Dalam banyak hal, saya menilai kubu ini mengabaikan perasaan mereka yang sedang berjuang mengatasi penyakit. Harusnya mereka lebih empati dan peduli pada orang lain.

Ketujuh, kubu penuh kegembiraan. Harus diakui, merebaknya virus Corona menjadi berita gembira bagi sebagian orang. Para pedagang masker langsung menaikkan harga masker setinggi mungkin. Di Jabodetabek, susah menemukan masker yang harganya normal. Para pedagang tidak belajar pada orang Jepang yang menggratiskan masker sembari memberi pesan kalau tidak mau menari di atas penderitaan orang lain.

Di lini masa, beberapa agen asuransi langsung menjadikannya momentum untuk memasarkan produknya.

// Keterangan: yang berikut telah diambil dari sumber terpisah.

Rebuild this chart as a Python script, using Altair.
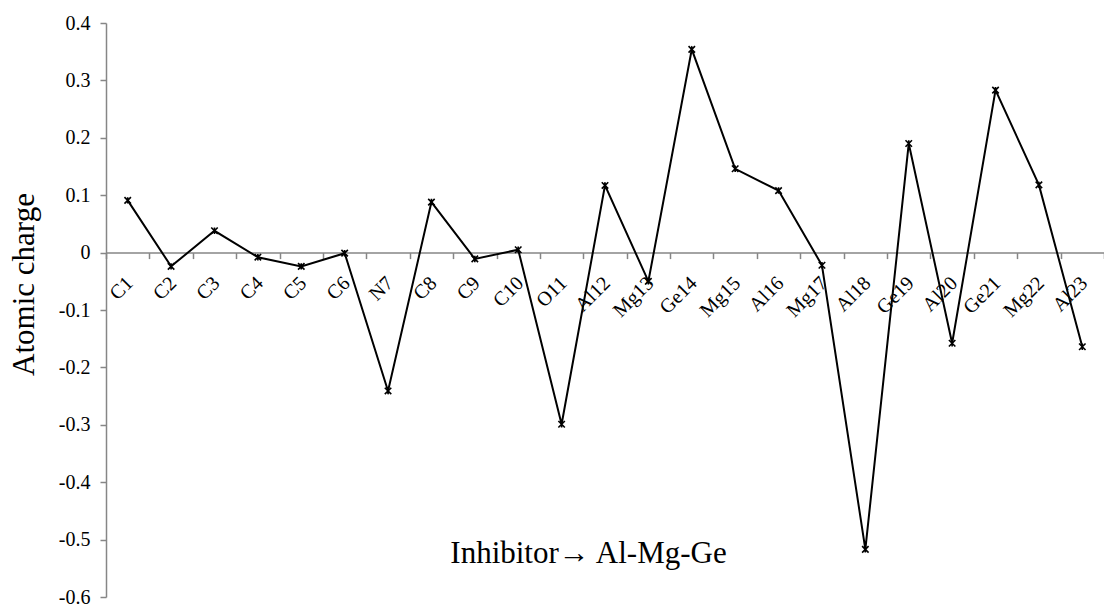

Bahkan ada penyanyi dangdut yang dengan kreatif telah membuat lagu berjudul Corona demi memanfaatkan momentum virus ini.



Bagi penyanyi dangdut bernama Alvi Ananta ini, Corona adalah singkatan dari Comunitas Rondo Merana. Tak pelak, penyanyi dangdut ini di-bully para netizen yang menganggapnya tidak peka pada penderitaan sebagian umat manusia yang terkena serangan virus.

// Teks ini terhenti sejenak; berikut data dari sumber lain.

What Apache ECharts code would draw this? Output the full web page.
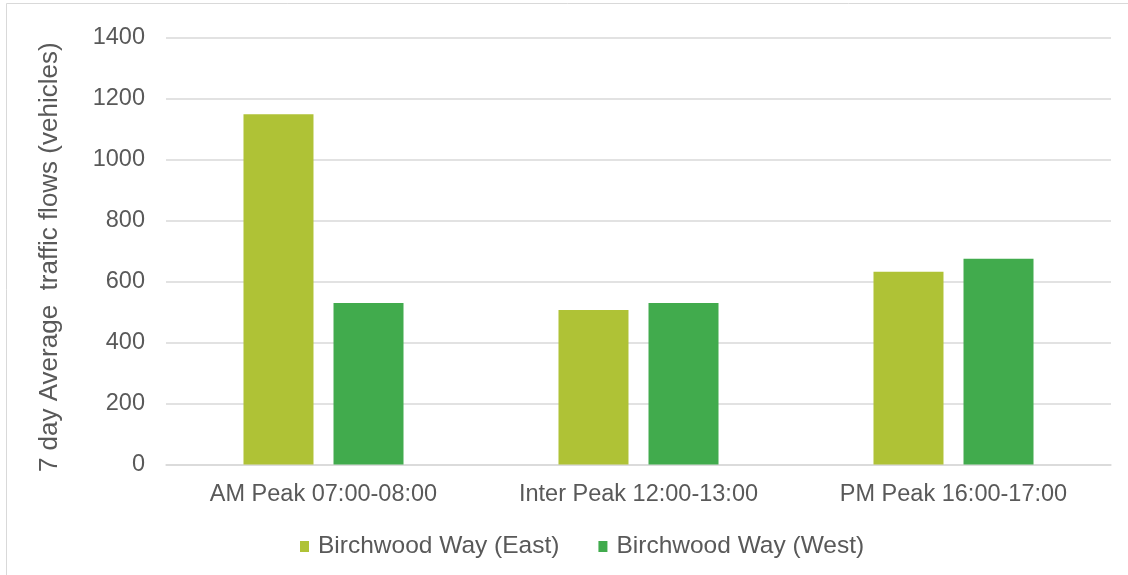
<!DOCTYPE html>
<html>
<head>
<meta charset="utf-8">
<script src="https://cdn.jsdelivr.net/npm/echarts@6/dist/echarts.min.js"></script>
<style>
  html, body { margin: 0; padding: 0; background: #fff; }
  #chart { width: 1128px; height: 575px; }
</style>
</head>
<body>
<div id="chart"></div>
<script>
// Peak-hour periods
const categories = ['AM Peak 07:00-08:00', 'Inter Peak 12:00-13:00', 'PM Peak 16:00-17:00'];
// Seven-day average flows per direction
const eastFlows = [1150, 507, 633];
const westFlows = [530, 530, 675];
const seriesNames = ['Birchwood Way (East)', 'Birchwood Way (West)'];
const yAxisTitle = '7 day Average  traffic flows (vehicles)';

const textColor = '#595959';
const gridColor = '#d9d9d9';
const fontFamily = '"Liberation Sans", Arial, sans-serif';

const chart = echarts.init(document.getElementById('chart'), null, { renderer: 'canvas' });

chart.setOption({
  animation: false,
  backgroundColor: '#fff',
  textStyle: { fontFamily: fontFamily, color: textColor },
  graphic: [{
    type: 'rect',
    shape: { x: 6.5, y: 3.5, width: 1300, height: 700 },
    style: { fill: 'none', stroke: gridColor, lineWidth: 1 },
    silent: true,
    z: -10
  }],
  grid: { left: 166, right: 17, top: 38, bottom: 110.5, containLabel: false },
  legend: {
    bottom: 11,
    left: 295,
    itemWidth: 9,
    itemHeight: 11,
    itemGap: 39,
    icon: 'rect',
    textStyle: { fontSize: 24.5, color: textColor, fontFamily: fontFamily, padding: [0, 0, 0, 4] },
    data: seriesNames
  },
  xAxis: {
    type: 'category',
    data: categories,
    axisLine: { show: true, lineStyle: { color: gridColor, width: 1.5 } },
    axisTick: { show: false },
    axisLabel: { fontSize: 23.5, color: textColor, margin: 18, fontFamily: fontFamily }
  },
  yAxis: {
    type: 'value',
    min: 0,
    max: 1400,
    interval: 200,
    name: yAxisTitle,
    nameLocation: 'middle',
    nameRotate: 90,
    nameGap: 103,
    nameTextStyle: { fontSize: 26, color: textColor, fontFamily: fontFamily, padding: [0, 12, 0, 0] },
    axisLine: { show: false },
    axisTick: { show: false },
    splitLine: { lineStyle: { color: gridColor, width: 1.5 } },
    axisLabel: {
      fontSize: 23.5, color: textColor, margin: 21, fontFamily: fontFamily,
      formatter: function (v) { return String(v); }
    }
  },
  series: [
    {
      name: seriesNames[0],
      type: 'bar',
      data: eastFlows,
      barWidth: 70,
      barGap: '28.6%',
      itemStyle: { color: '#afc236' }
    },
    {
      name: seriesNames[1],
      type: 'bar',
      data: westFlows,
      barWidth: 70,
      itemStyle: { color: '#41ab4d' }
    }
  ]
});
</script>
</body>
</html>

Saya menduga penyanyi ini rajin memantau Google Trend serta sedikit paham algoritma medsos. Dia membuat lagu dengan keyword yang lagi ngetrend sehingga dengan cepat menjadi perbincangan para netizen.

*** 

Para pengkaji ilmu sosial menyebut selalu ada perdebatan antara relevansi intelektual dan relevansi sosial. Satu informasi bisa benar secara intelektual, tetapi jika tidak tersosialisasi dengan baik, maka bisa dianggap keliru secara sosial.

Tugas pemerintah adalah menyebarkan semua informasi yang benar, serta menyediakan semua kanal-kanal informasi yang akurat sehingga publik tidak terombang-ambing dalam lautan informasi. Buatlah semacam Clearing House atau semacam Panic House yang bertugas untuk menyaring informasi dan meletakkan semuanya secara proporsional.

Jika tidak segera ditangani, ketujuh kubu netizen di atas akan terjebak dalam tengkar-tengkar yang berujung pada kepanikan dan paranoid secara massal. Jika terus terjadi, ekonomi bisa limbung, pelayanan sektor publik akan terganggu, hingga banyak aspek kehidupan akan terganggu.

Padahal keinginan publik sederhana yakni badai akan segera berlalu, dan dunia kembali tenang dan damai. Kita meletakkan harapan pada mereka yang bekerja untuk kemanusiaan serta bekerja dalam sunyi demi menemukan anti virus ini sesegera mungkin.